1. What is Sleep Endoscopy?
Sleep Endoscopy is a powerful tool that is used to study dynamic airway in a sleeping patient who has Obstructive Sleep Apnea (OSA). The information gained by using this procedure helps a surgeon tailor the operative procedure as per the patient’s condition. Sleep Endoscopy is also known as Sleep Nasoendoscopy (SNE) or Drug-Induced Sleep Endoscopy (DISE).
2. What are the indications that a person may require a sleep endoscopy?
Anyone with documented Obstructive Sleep Apnea (OSA) or a history of severe snoring is recommended for an OSA surgery, typically DISE. The patient is put under light sedation and is studied in real time for accurate analysis.
3. How is obstructive sleep apnea different from snoring?
To put it simply, all sleep apnea patients snore but not all people who snore have sleep apnea. Lack of respiration characterises sleep apnea leading to a gradual fall in oxygen concentration which ends up in a choking spell and arousal.
4. Which conditions contraindicate a sleep endoscopy?
Some patients are not the ideal candidates for a sleep endoscopy: The following conditions contraindicate this surgery.
- Unsafe Airway
- History of frank aspiration
- History of Propofol allergy including soybean oil or eggs lecithin
At our centres, we use Propofol or Dexmedetomidine to achieve drug-induced sleep and carry out sleep endoscopy.
5. What is the procedure of Sleep Endoscopy?
Dr Piyush Setu, Department of Anaesthesia at Max Multi Speciality Centre, Panchsheel says, “We carefully titrate the drug doses of Propofol or Dexmedetomidine to induce obstructive apnea without causing central apnea.”
Furthermore, Dr Manish Rai, Department of Anaesthesia says, “All procedures are performed under specific controlled atmosphere with the patient connected to all vital monitors for real-time analysis”.
6. What can be observed from a sleep endoscopy?
A full real-time examination of the nasal cavity for any obstruction in airways is seen. A study of the upper airway follows it till the vocal cords.
However, these observations are only done after:
- Voice no longer arouses the patient
- A flexible fibreoptic scope is introduced without awakening the patient, but the patient is still spontaneously breathing.
7. What are the locations where the obstruction is common?
Velum, oropharynx, tongue base and epiglottis (VOTE) are four common locations where the obstruction occurs, and it is specifically seen in multiple DISE interventions.

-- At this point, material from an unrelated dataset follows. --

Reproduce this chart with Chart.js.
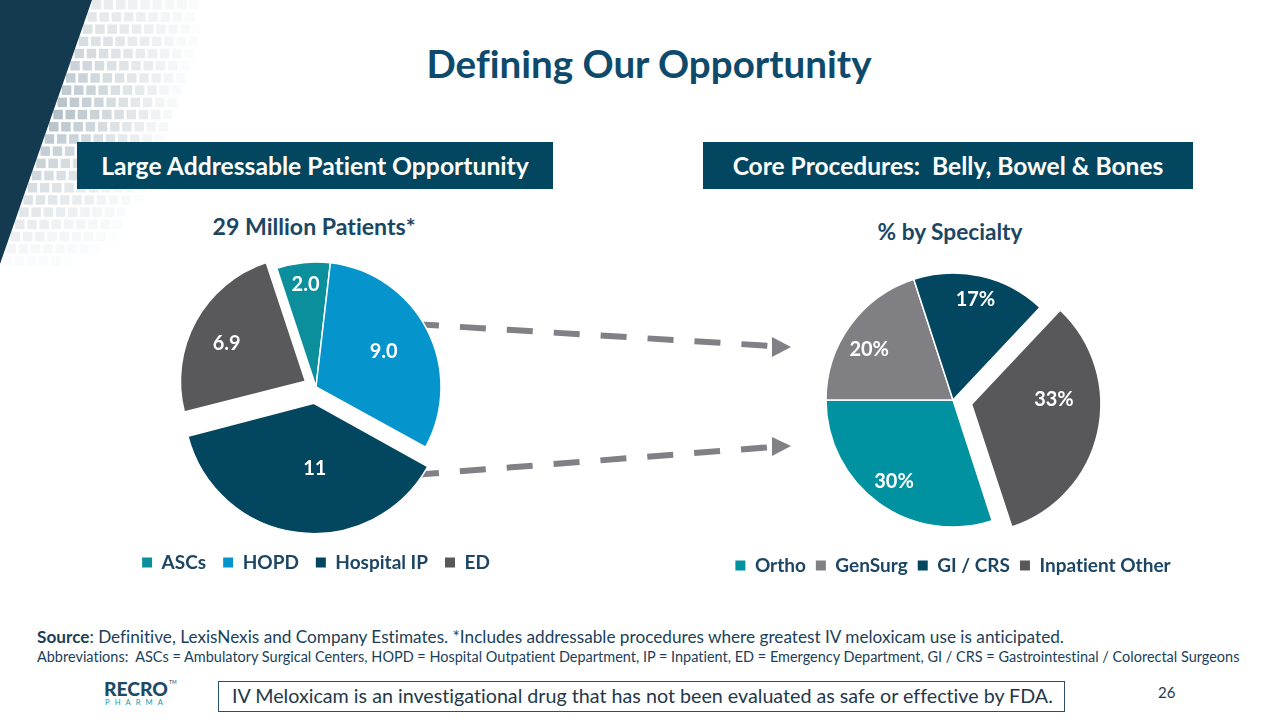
<!DOCTYPE html>
<html>
<head>
<meta charset="utf-8">
<title>Defining Our Opportunity</title>
<script src="https://cdn.jsdelivr.net/npm/chart.js@4.4.1/dist/chart.umd.min.js"></script>
<style>
  html, body { margin: 0; padding: 0; background: #fff; }
  #slide { position: relative; width: 1280px; height: 720px; overflow: hidden; font-family: Lato, "Open Sans", sans-serif; font-variant-ligatures: none; }
  .t { position: absolute; white-space: pre; line-height: 1; transform: translateY(-50%); }
  .c { transform: translate(-50%, -50%); }
  .hdr { position: absolute; top: 142px; height: 47px; background: #02475F; }
  .hdr .t { left: 50%; top: 50%; color: #fff; font-weight: 700; font-size: 22px; }
  .chartbox { position: absolute; }
  #deco, #arrows { position: absolute; left: 0; top: 0; }
</style>
</head>
<body>
<div id="slide">
  <svg id="deco" width="200" height="280"></svg>
  <svg id="arrows" width="1280" height="720">
    <line x1="413" y1="324" x2="772" y2="346" stroke="#808086" stroke-width="6" stroke-dasharray="26 21"/>
    <polygon points="772,337 791,347 772,357" fill="#808086"/>
    <line x1="413" y1="475" x2="772" y2="447" stroke="#808086" stroke-width="6" stroke-dasharray="26 21"/>
    <polygon points="772,437 791,446 772,456" fill="#808086"/>
  </svg>

  <div class="t c" style="left:649px; top:63px; font-size:40px; font-weight:700; color:#0D4A6B;" data-w="445">Defining Our Opportunity</div>

  <div class="hdr" style="left:77px; width:476px;"><div class="t c" data-w="428">Large Addressable Patient Opportunity</div></div>
  <div class="hdr" style="left:703px; width:490px;"><div class="t c" data-w="431">Core Procedures:  Belly, Bowel &amp; Bones</div></div>

  <div class="t c" style="left:314px; top:227px; font-size:22px; font-weight:700; color:#1A4763;" data-w="203">29 Million Patients*</div>
  <div class="t c" style="left:950px; top:232px; font-size:22px; font-weight:700; color:#1A4763;" data-w="145">% by Specialty</div>

  <div class="chartbox" style="left:116px; top:200px; width:400px; height:382px;"><canvas id="patientsChart"></canvas></div>
  <div class="chartbox" style="left:693px; top:200px; width:520px; height:385px;"><canvas id="specialtyChart"></canvas></div>

  <div class="t" style="left:37px; top:637px; font-size:16px; color:#1B3F5A;" data-w="1028"><b>Source</b>: Definitive, LexisNexis and Company Estimates. *Includes addressable procedures where greatest IV meloxicam use is anticipated.</div>
  <div class="t" style="left:37px; top:657px; font-size:14px; color:#1B3F5A;" data-w="1204">Abbreviations:  ASCs = Ambulatory Surgical Centers, HOPD = Hospital Outpatient Department, IP = Inpatient, ED = Emergency Department, GI / CRS = Gastrointestinal / Colorectal Surgeons</div>

  <div style="position:absolute; left:218px; top:681px; width:845px; height:29px; border:1px solid #2A5068;"></div>
  <div class="t" style="left:232px; top:696px; font-size:18px; color:#24384A;" data-w="821">IV Meloxicam is an investigational drug that has not been evaluated as safe or effective by FDA.</div>

  <div class="t" style="left:104px; top:689px; font-size:15px; font-weight:900; color:#1E4A63;" data-w="64">RECRO</div>
  <div class="t" style="left:169px; top:682px; font-size:5px; color:#1E4A63;">TM</div>
  <div class="t" style="left:105px; top:703px; font-size:8px; letter-spacing:5px; color:#1A9BAA;" data-w="62">PHARMA</div>

  <div class="t" style="left:1158px; top:692px; font-size:15px; color:#1F3A4F;">26</div>
</div>

<script>
// Large Addressable Patient Opportunity (millions of patients)
const patientCategories = ["ASCs", "HOPD", "Hospital IP", "ED"];
const patientMillions = [2.0, 9.0, 11, 6.9];

// Core Procedures: % by specialty
const specialtyCategories = ["Ortho", "GenSurg", "GI / CRS", "Inpatient Other"];
const specialtyShares = [30, 20, 17, 33];

// fit text widths to the slide
document.querySelectorAll("[data-w]").forEach(el => {
  const target = +el.dataset.w;
  const w = el.getBoundingClientRect().width;
  const fs = parseFloat(getComputedStyle(el).fontSize);
  el.style.fontSize = (fs * target / w) + "px";
});

// left-edge decoration
(function () {
  const svg = document.getElementById("deco");
  let s = '<polygon points="0,0 92,0 0,264" fill="#133A4F"/>';
  for (let r = 0; r < 22; r++) {
    const y = r * 12.2;
    const edge = 92 - (y + 10) * 92 / 264;
    for (let c = 0; c < 11; c++) {
      const x = edge + 3 + c * 12.2;
      const a = 0.5 * (1 - c / 10) * Math.max(0, 1 - Math.abs(y - 110) / 160);
      if (a > 0.02) s += `<rect x="${x.toFixed(1)}" y="${y.toFixed(1)}" width="9.5" height="9.5" fill="#6A8090" opacity="${a.toFixed(2)}"/>`;
    }
  }
  svg.innerHTML = s;
})();

// no ligatures in canvas text
const plainText = {
  id: "plainText",
  beforeDraw(chart) {
    chart.ctx.textRendering = "optimizeSpeed";
    chart.ctx.fontVariantLigatures = "none";
  }
};

// white value labels inside the slices (radius fraction, angle nudge in degrees)
function sliceLabels(texts, radii, nudges) {
  return {
    id: "sliceLabels",
    afterDatasetsDraw(chart) {
      const ctx = chart.ctx;
      const arcs = chart.getDatasetMeta(0).data;
      ctx.save();
      ctx.fillStyle = "#fff";
      ctx.font = "bold 20px Lato";
      ctx.textAlign = "center";
      ctx.textBaseline = "middle";
      arcs.forEach((arc, i) => {
        const mid = (arc.startAngle + arc.endAngle) / 2;
        const off = (arc.options.offset || 0) / 4;
        const cx = arc.x + Math.cos(mid) * off;
        const cy = arc.y + Math.sin(mid) * off;
        const a = mid + nudges[i] * Math.PI / 180;
        const d = radii[i] * arc.outerRadius;
        ctx.fillText(texts[i], cx + Math.cos(a) * d, cy + Math.sin(a) * d);
      });
      ctx.restore();
    }
  };
}

function legendOpts(pad) {
  return {
    position: "bottom",
    labels: {
      color: "#1C4664",
      font: { family: "Lato", size: 19, weight: "bold" },
      boxWidth: 10,
      boxHeight: 10,
      padding: pad,
      generateLabels(chart) {
        return Chart.overrides.pie.plugins.legend.labels.generateLabels(chart)
          .map(l => Object.assign(l, { lineWidth: 0 }));
      }
    }
  };
}

new Chart(document.getElementById("patientsChart"), {
  type: "pie",
  data: {
    labels: patientCategories,
    datasets: [{
      data: patientMillions,
      backgroundColor: ["#0B8F9C", "#0594CC", "#02475F", "#59595B"],
      borderColor: "#fff",
      borderWidth: 1.5,
      offset: [0, 0, 66, 48]
    }]
  },
  options: {
    responsive: true,
    maintainAspectRatio: false,
    animation: false,
    events: [],
    rotation: -18.3,
    radius: 125,
    layout: { padding: { top: 38 } },
    plugins: { legend: legendOpts(17), tooltip: { enabled: false } }
  },
  plugins: [plainText, sliceLabels(patientMillions.map(v => v.toPrecision(2)), [0.82, 0.61, 0.52, 0.7], [0, 0, -8, -3])]
});

new Chart(document.getElementById("specialtyChart"), {
  type: "pie",
  data: {
    labels: specialtyCategories,
    datasets: [{
      data: specialtyShares,
      backgroundColor: ["#0092A0", "#807F83", "#02475F", "#58585A"],
      borderColor: "#fff",
      borderWidth: 1.5,
      offset: [0, 0, 0, 76]
    }]
  },
  options: {
    responsive: true,
    maintainAspectRatio: false,
    animation: false,
    events: [],
    rotation: 162,
    radius: 127,
    layout: { padding: { top: 54 } },
    plugins: { legend: legendOpts(10), tooltip: { enabled: false } }
  },
  plugins: [plainText, sliceLabels(specialtyShares.map(v => v + "%"), [0.79, 0.77, 0.81, 0.65], [0, -5, 0, -16])]
});
</script>
</body>
</html>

8. How is obstruction classified?
A grade 0-2 is assigned base on the degree of obstruction
0 = No obstruction
1 = Partial obstruction
2 = Total obstruction
9. What are the advantages of DISE?
Dr Sanjay Sachdeva, Director, ENT at Max Multi Speciality Centre, Panchsheel Park says, “DISE is preferred because it is a least invasive technique which gives us a precise diagnosis of upper airway obstruction. Moreover, DISE is also helpful in describing the type of collapse – Lateral, Anterior-posterior or Concentric which further helps in getting an accurate diagnosis.”
At Max Multi Speciality Centre, Panchsheel Park, Dr Sanjay Sachdeva (Director, ENT) is performed the procedure under the close supervision of an anesthesiologist inside the OT premises.